The End of the Arctic? Ocean Could be Ice Free by 2015
So said well-known Warmist idiot Mark Hertsgaard in 2013 -- excerpt below. No need to say he is a false prophet, is there? Arctic ice has in fact become more extensive recently. What he says sounds so reasonable and well-informed. Paranoid schizophrenics often do. Though I think he is really just a publicity hound who will do and say whatever it takes to get noticed. He is known to be economical with the truth, cheerfully representing himself as being what he is not. Another one of his gems is that we are going to run out of wheat. He also fancies himself as Galileo but has got it exactly backwards. It is Hertsgaard who relies on conventional authority and who quotes not one single scientific fact. He's diligent in his evangelism, though. He has written six books including, most recently, “HOT: Living Through the Next 50 Years on Earth.”
Say goodbye to polar bears and a whole lot of ice. New research suggests the Arctic Ocean could be ice-free by 2015, with devastating consequences for the world. Can it be stopped?
Someone better tell Santa Claus. First it was polar bears that were threatened by global warming. Now it’s reindeer too. As temperatures in the Arctic skyrocket, reindeer are suffering staggeringly large, rapid population losses. “Herds of reindeer have declined by one-third since the 1990s as their access to food sources, breeding grounds and historic migration routes have been altered,” reports the environmental audit committee of the British Parliament.
The entire planet is getting hotter, but the top of the world is warming twice as fast as the global average.
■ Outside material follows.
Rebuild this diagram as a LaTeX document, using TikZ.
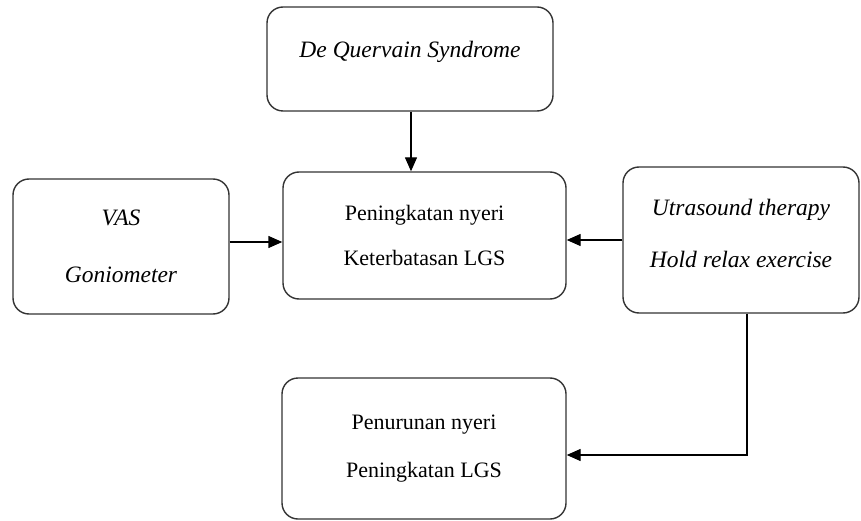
\documentclass[tikz,border=0pt]{standalone}
\usepackage{fontspec}
\setmainfont{Liberation Serif}
\usetikzlibrary{arrows.meta}

\tikzset{
  kotak/.style={draw=black!80,line width=1.4pt,rounded corners=16pt,
    inner sep=0pt,align=center,font=\fontsize{22}{26}\selectfont},
  miring/.style={font=\fontsize{23.5}{27}\selectfont\itshape},
  panah/.style={-{Triangle[length=14pt,width=12pt]},line width=1.4pt}
}

\begin{document}
\begin{tikzpicture}[x=1pt,y=-1pt]
    \useasboundingbox (0,0) rectangle (861,521);
    \node (dq) [kotak,miring,minimum width=286pt,minimum height=104pt,text depth=19pt]
      at (410,59) {De Quervain Syndrome};
    \node (mid) [kotak,minimum width=283pt,minimum height=127pt]
      at (424.5,235.5) {Peningkatan nyeri\\[19pt]Keterbatasan LGS};
    \node (vas) [kotak,miring,minimum width=216pt,minimum height=135pt]
      at (121,246.5) {VAS\\[30pt]Goniometer};
    \node (us) [kotak,miring,minimum width=236pt,minimum height=146pt,text depth=13pt]
      at (741,240) {Utrasound therapy\\[25pt]Hold relax exercise};
    \node (hasil) [kotak,minimum width=284pt,minimum height=141pt]
      at (424,448.5) {Penurunan nyeri\\[22pt]Peningkatan LGS};
    \draw[panah] ([xshift=1pt]dq.south) -- ([xshift=1pt]dq.south |- mid.north);
    \draw[panah] ([yshift=4.5pt]vas.east) -- ([yshift=4.5pt]vas.east -| mid.west);
    \draw[panah] (us.west) -- (us.west -| mid.east);
    \draw[panah] ([xshift=6pt]us.south) |- ([yshift=-6.5pt]hasil.east);
\end{tikzpicture}
\end{document}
One leading expert, Peter Wadhams, a professor of ocean physics at the University of Cambridge, says the Arctic Ocean could be completely free of ice in summer as soon as 2015. An overheated Arctic in turn threatens catastrophic knock-on effects for the rest of the globe, including more extreme weather; faster sea level rise; and a higher chance of accelerating global warming to where it becomes unstoppable—what scientists refer to as “runaway” global warming.
Yet even as the number of reindeer in the Arctic is declining, the number of warships, cargo vessels and drilling rigs is increasing. In a little-noticed announcement, the United States Defense Secretary, Chuck Hagel, said on November 22 that the Pentagon is increasing its Arctic presence. Citing a “potential for tapping what may be as much as a quarter of the planet’s undiscovered oil and gas,” Hagel declared that the US “will remain prepared to detect, deter, prevent and defeat threats.” For his part, Russian president Vladimir Putin has pledged to turn the Arctic into “an international transport artery” that could cut one-third of the travel time and costs for trade between Europe and Asia compared to the traditional route through the Suez Canal. China, too, is setting its sights upon the Arctic. In May, it gained “observer” status on the Arctic Council—a high level intergovernmental group that coordinates international policies at the top of the world—despite its lack of territorial holdings in the Arctic. Chinese state-owned firms have also signed deals to exploit oil, gas and minerals in the Arctic.
Arctic ice cover has been declining since the 1950s, said professor Wadhams, who has led forty polar expeditions since first visiting the region in 1969. The biggest decline occurred in 2007, when the area covered by ice in summer decreased to roughly half of its usual amount. That left “an ocean of open water at the top of the planet—an unprecedented effect,” Wadhams said in an interview.
There was another large decrease in 2012, but Wadhams and other experts also worry that the thickness of Arctic ice is plummeting. Since satellites cannot accurately measure ice thickness, Wadhams has been going on board British nuclear submarines to map the ice from below with sonar. Arctic ice thickness has declined by 43 percent between the 1970s and 2000s, Wadhams has calculated, “an enormous loss” that he attributes to the higher temperatures of both air and sea in the Arctic.